Na árvore já não há - Miguel Esteves Cardoso
Os pêssegos, sozinhos, constituem o sexo feminino de todas as frutas. O artigo está mal posto.Os pêssegos-rosa de Colares (que tanto vêm de Janas, como do Mucifal, ou de Fontanelas ou da Adraga, como até, em casos limítrofes, de Colares), são um milagre que só nos resta aceitar.
Duram, quanto muito, quatro dias em Agosto. Nem tanto. Os pêssegos são melindrosos e massacrados não só por moscas mediterrânicas como por melros e pardais bem portugueses. Todos sabem o que é bom. A fruta com bicho é aquela que a natureza (ou Deus, conforme se preferir) abençoa.

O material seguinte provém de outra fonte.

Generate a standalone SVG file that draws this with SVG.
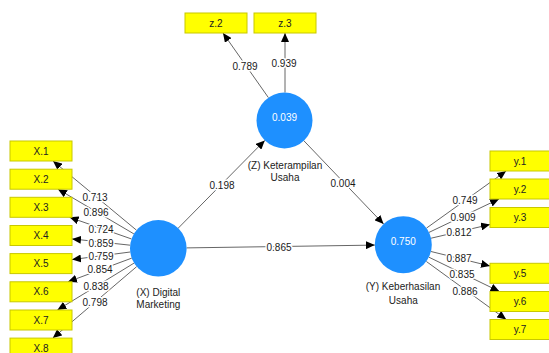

Os pessegueiros são bravos – nem sequer precisam de ser regados. Morrem muito novos. São predispostos à desgraça. Mas, caso se safem, abençoam-se de sabor. E o cheiro enche uma sala inteira de amor.
Anteontem, disseram-me, deixou de haver “nas árvores”. Os poucos que restam estão em frigoríficos: “senão, não havia até ao fim de Agosto”.

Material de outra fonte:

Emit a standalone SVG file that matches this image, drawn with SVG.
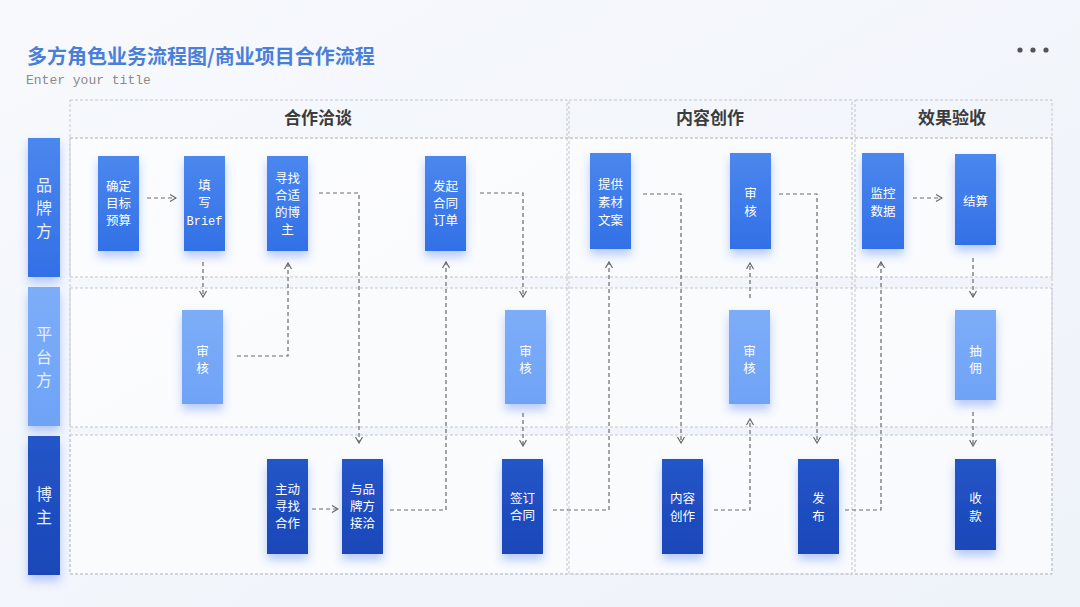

Armado em bom, eu disse ao distinto casal de fruticultores de Janas que me abasteceu, que eu tirava sempre os pêsegos do frigorífico duas horas antes de comê-los.

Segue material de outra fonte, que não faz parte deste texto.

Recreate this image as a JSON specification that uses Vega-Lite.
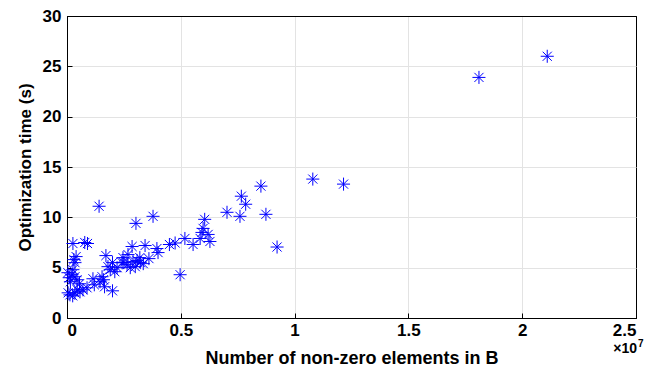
{
  "$schema": "https://vega.github.io/schema/vega-lite/v6.json",
  "width": 569,
  "height": 302,
  "autosize": {"type": "none"},
  "padding": {"left": 67, "top": 16, "right": 28, "bottom": 55},
  "background": "white",
  "config": {
    "view": {"stroke": "black", "strokeWidth": 1},
    "axis": {
      "labelFont": "Liberation Sans",
      "labelFontWeight": "bold",
      "labelColor": "black",
      "titleFont": "Liberation Sans",
      "titleFontWeight": "bold",
      "titleColor": "black",
      "domainColor": "black",
      "tickColor": "black",
      "tickSize": -5,
      "gridColor": {"condition": {"test": "datum.value === 0 || datum.value === 30 || datum.value === 25000000", "value": "black"}, "value": "#e3e3e3"}
    }
  },
  "layer": [
    {
      "data": {
        "values": [
          {"nnz": 21100000, "time": 26.0},
          {"nnz": 18100000, "time": 23.9},
          {"nnz": 12150000, "time": 13.3},
          {"nnz": 10800000, "time": 13.8},
          {"nnz": 9230000, "time": 7.05},
          {"nnz": 8740000, "time": 10.3},
          {"nnz": 8520000, "time": 13.1},
          {"nnz": 7850000, "time": 11.3},
          {"nnz": 7660000, "time": 12.1},
          {"nnz": 7600000, "time": 10.1},
          {"nnz": 7030000, "time": 10.5},
          {"nnz": 6050000, "time": 9.8},
          {"nnz": 5980000, "time": 8.9},
          {"nnz": 6200000, "time": 8.3},
          {"nnz": 6280000, "time": 7.6},
          {"nnz": 5850000, "time": 7.9},
          {"nnz": 5930000, "time": 8.5},
          {"nnz": 5540000, "time": 7.3},
          {"nnz": 5180000, "time": 7.9},
          {"nnz": 4970000, "time": 4.3},
          {"nnz": 4750000, "time": 7.45},
          {"nnz": 4500000, "time": 7.3},
          {"nnz": 4000000, "time": 6.5},
          {"nnz": 3950000, "time": 6.9},
          {"nnz": 3780000, "time": 10.1},
          {"nnz": 3430000, "time": 7.2},
          {"nnz": 3030000, "time": 9.4},
          {"nnz": 2860000, "time": 7.1},
          {"nnz": 2680000, "time": 6.3},
          {"nnz": 2900000, "time": 5.6},
          {"nnz": 3080000, "time": 5.7},
          {"nnz": 3220000, "time": 5.5},
          {"nnz": 3350000, "time": 5.4},
          {"nnz": 3600000, "time": 5.9},
          {"nnz": 3000000, "time": 5.1},
          {"nnz": 2780000, "time": 5.0},
          {"nnz": 2640000, "time": 5.3},
          {"nnz": 2460000, "time": 6.0},
          {"nnz": 2420000, "time": 5.5},
          {"nnz": 2100000, "time": 4.6},
          {"nnz": 1900000, "time": 4.8},
          {"nnz": 1800000, "time": 5.1},
          {"nnz": 2000000, "time": 5.5},
          {"nnz": 1710000, "time": 6.2},
          {"nnz": 1540000, "time": 4.1},
          {"nnz": 1450000, "time": 3.6},
          {"nnz": 1650000, "time": 3.1},
          {"nnz": 2000000, "time": 2.7},
          {"nnz": 1140000, "time": 3.9},
          {"nnz": 1410000, "time": 11.1},
          {"nnz": 880000, "time": 3.0},
          {"nnz": 700000, "time": 2.8},
          {"nnz": 570000, "time": 2.6},
          {"nnz": 350000, "time": 2.5},
          {"nnz": 130000, "time": 2.3},
          {"nnz": 40000, "time": 4.5},
          {"nnz": 220000, "time": 4.3},
          {"nnz": 350000, "time": 4.1},
          {"nnz": 260000, "time": 4.8},
          {"nnz": 440000, "time": 3.8},
          {"nnz": 260000, "time": 7.4},
          {"nnz": 780000, "time": 7.5},
          {"nnz": 900000, "time": 7.4},
          {"nnz": 300000, "time": 5.8},
          {"nnz": 350000, "time": 5.5},
          {"nnz": 150000, "time": 3.6},
          {"nnz": 100000, "time": 4.0},
          {"nnz": 450000, "time": 2.8},
          {"nnz": 550000, "time": 3.4},
          {"nnz": 400000, "time": 6.1},
          {"nnz": 1200000, "time": 3.3},
          {"nnz": 2200000, "time": 5.0},
          {"nnz": 2500000, "time": 5.5},
          {"nnz": 3200000, "time": 6.0},
          {"nnz": 50000, "time": 2.5},
          {"nnz": 250000, "time": 2.2},
          {"nnz": 1600000, "time": 3.8}
        ]
      },
      "mark": {
        "type": "point",
        "shape": "M-1,0L1,0M0,-1L0,1M-0.7,-0.7L0.7,0.7M-0.7,0.7L0.7,-0.7",
        "filled": false,
        "color": "#0000ff",
        "strokeWidth": 1,
        "size": 170,
        "opacity": 1
      },
      "encoding": {
        "x": {
          "field": "nnz",
          "type": "quantitative",
          "scale": {"domain": [0, 25000000], "nice": false},
          "axis": {
            "values": [0, 5000000, 10000000, 15000000, 20000000, 25000000],
            "labelExpr": "datum.value / 10000000",
            "title": "Number of non-zero elements in B",
            "labelFontSize": 17,
            "titleFontSize": 18,
            "labelPadding": 9,
            "titlePadding": 11
          }
        },
        "y": {
          "field": "time",
          "type": "quantitative",
          "scale": {"domain": [0, 30], "nice": false},
          "axis": {
            "values": [0, 5, 10, 15, 20, 25, 30],
            "title": "Optimization time (s)",
            "labelFontSize": 17,
            "titleFontSize": 17,
            "labelPadding": 11,
            "titlePadding": 8
          }
        }
      }
    },
    {
      "data": {"values": [{"label": "×10"}]},
      "mark": {
        "type": "text",
        "font": "Liberation Sans",
        "fontWeight": "bold",
        "fontSize": 14,
        "color": "black",
        "align": "right",
        "baseline": "middle",
        "dx": 1,
        "dy": 31
      },
      "encoding": {
        "text": {"field": "label"},
        "x": {"datum": 25000000},
        "y": {"datum": 0}
      }
    },
    {
      "data": {"values": [{"label": "7"}]},
      "mark": {
        "type": "text",
        "font": "Liberation Sans",
        "fontWeight": "bold",
        "fontSize": 10,
        "color": "black",
        "align": "left",
        "baseline": "middle",
        "dx": 2,
        "dy": 26
      },
      "encoding": {
        "text": {"field": "label"},
        "x": {"datum": 25000000},
        "y": {"datum": 0}
      }
    }
  ]
}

“Duas horas antes?” Fartaram-se de rir! Então explicaram-me, com graciosa condescendência e generosidade, que os pêssegos-rosa têm de ser “tirados à noite, para o outro dia". Seja: precisam de uma noite escura e fresca para recuperar a fragância e a suculência.
De noite não apodrecem. Repôem-se bons, enquanto dormimos. Era este o segredo que me estavam a dizer.
Miguel Esteves Cardoso -Crónica de hoje do Jornal "Público"
Foto- Pêssegos-rosa do Mucifal
Comentários
Estes pêssegos-rosa da foto - segundo me disseram no mercado do Mucifal, poderão ser os últimos deste ano, porque, “Na árvore já não há”, felizmente que esta conversa foi no tempo certo.